Portugal e CEDEAO colidem na ONU por causa de Bissau
Portugal e a Comunidade Económica dos Estados da África Ocidental (CEDEAO) trocaram hoje críticas no Conselho de Segurança da ONU sobre a Guiné-Bissau, com o bloco africano a qualificar o regresso das autoridades depostas como "exigência impossível" da CPLP.
A troca de argumentos foi protagonizada pelo representante permanente de Portugal na ONU e pelo seu homólogo da Costa do Marfim, em representação da CEDEAO, numa reunião do Conselho de Segurança em que Brasil e Comunidade dos Países de Língua Portuguesa (CPLP) pediram a realização de uma conferência internacional de alto nível sobre a Guiné-Bissau.
Youssoufou Bamba, embaixador costa-marfinense, afirmou que o "processo de transição" no país está a ser dificultado pela "facção pró-Carlos Gomes Júnior do PAIGC", o maior partido guineense, com "apoiantes internacionais", apesar dos esforços do governo saído do golpe de Abril para "alcançar a inclusão e consenso".
O "novo ambiente" em Bissau, adiantou, é de "paz política, segurança e estabilidade, em vez do caos e anarquia e outras formas de desinformação propaladas por alguma comunicação social", enquanto a paralisada Assembleia Nacional "espera-se que volte a funcionar em breve".
Isto deveu-se aos "esforços incansáveis da CEDEAO para encorajar o diálogo" e a comunidade internacional "não deve precipitar-se em julgamentos, mas permitir que os actores dialoguem entre si", defendeu.
Bamba lamentou que "alguns países", caso de Portugal, "persistam na sua recusa em reconhecer e lidar com o governo de transição" e criticou que a "facção dura do PAIGC e figuras internacionais" continuem a apoiar Carlos Gomes Júnior e insistam na "impossível exigência de reposição do governo deposto".
A CEDEAO, disse, lamenta que o presidente deposto Raimundo Pereira tenha sido convidado a participar na cimeira da CPLP de 20 de Julho.
A próxima reunião do grupo internacional de contacto para a Guiné-Bissau deverá ter lugar em Setembro, à margem da Assembleia Geral da ONU, mas a CEDEAO está a qualquer altura "pronta a viajar para Lisboa" para ter uma "discussão franca e aberta com a CPLP" para a comunidade internacional finalmente "falar a uma só voz", adiantou.
O embaixador português na ONU, Moraes Cabral, não previa falar no 'briefing' mas acabou por pedir a palavra para apontar erros na intervenção da CEDEAO, sublinhando que o PAIGC não faz parte do governo de transição e que alguns elementos que o integram "há muito tempo que não têm nenhuma ligação" ao partido.
Disse ainda ser "uma falta de elegância" chamar "facção Carlos Gomes Júnior" a um grupo de parlamentares do PAIGC que representa "dois terços do parlamento".
Os parceiros internacionais, adiantou, vão continuar a refrear a sua ligação à Guiné-Bissau até haver um plano para "uma transição política credível".
Moraes Cabral rejeitou ainda a descrição de "normalização da vida" no país, apontando para o "aumento actividade criminosa e tráfico de droga", relatado pelo representante da ONU, Joseph Mutaboba.
No seu último relatório sobre a Guiné-Bissau, o secretário geral da ONU afirma que o narcotráfico está em crescendo desde o golpe de Estado de 12 de abril e que a situação humanitária degradou-se, exigindo resposta mais firme da comunidade internacional.
Mutaboba sublinhou hoje a necessidade da CEDEAO e da CPLP, em articulação com a União Europeia e a União Africana, ultrapassarem as divergências existentes e chegarem a uma posição comum.
"Os parceiros têm de chegar a uma posição comum sobre como assistir o país no restabelecimento total da ordem constitucional.
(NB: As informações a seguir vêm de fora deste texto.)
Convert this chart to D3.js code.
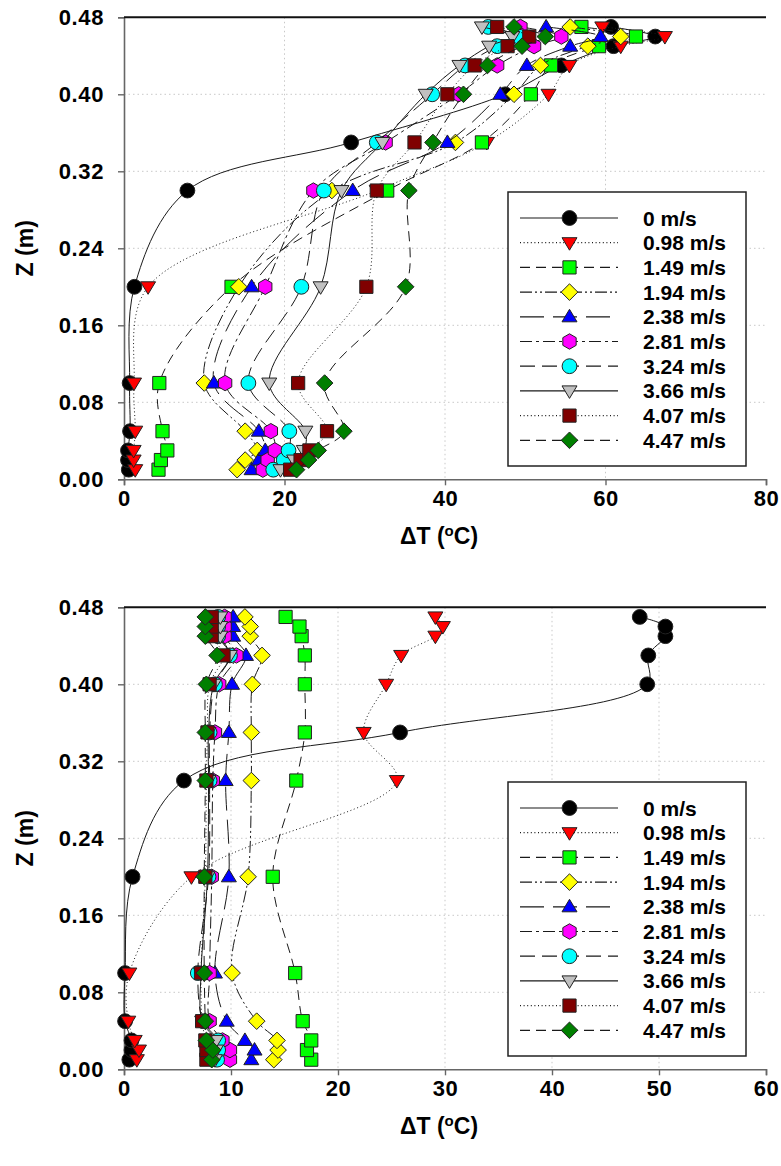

O tempo é essencial, são precisos passos concretos", disse Mutaboba.
António Gumende, embaixador de Moçambique na ONU e representante da CPLP na reunião, e Maria Luiza Viotti, embaixadora do Brasil que preside à Comissão de Consolidação da Paz para a Guiné-Bissau, apontaram ambos para uma degradação da situação geral no país desde o golpe de Estado.
Gumende e Viotti apelaram ao secretário-geral da ONU, Ban Ki-moon, que convoque uma reunião internacional de alto nível com os principais parceiros, com objectivo de delinear uma "estratégia conjunta para restaurar a ordem constitucional na Guiné-Bissau".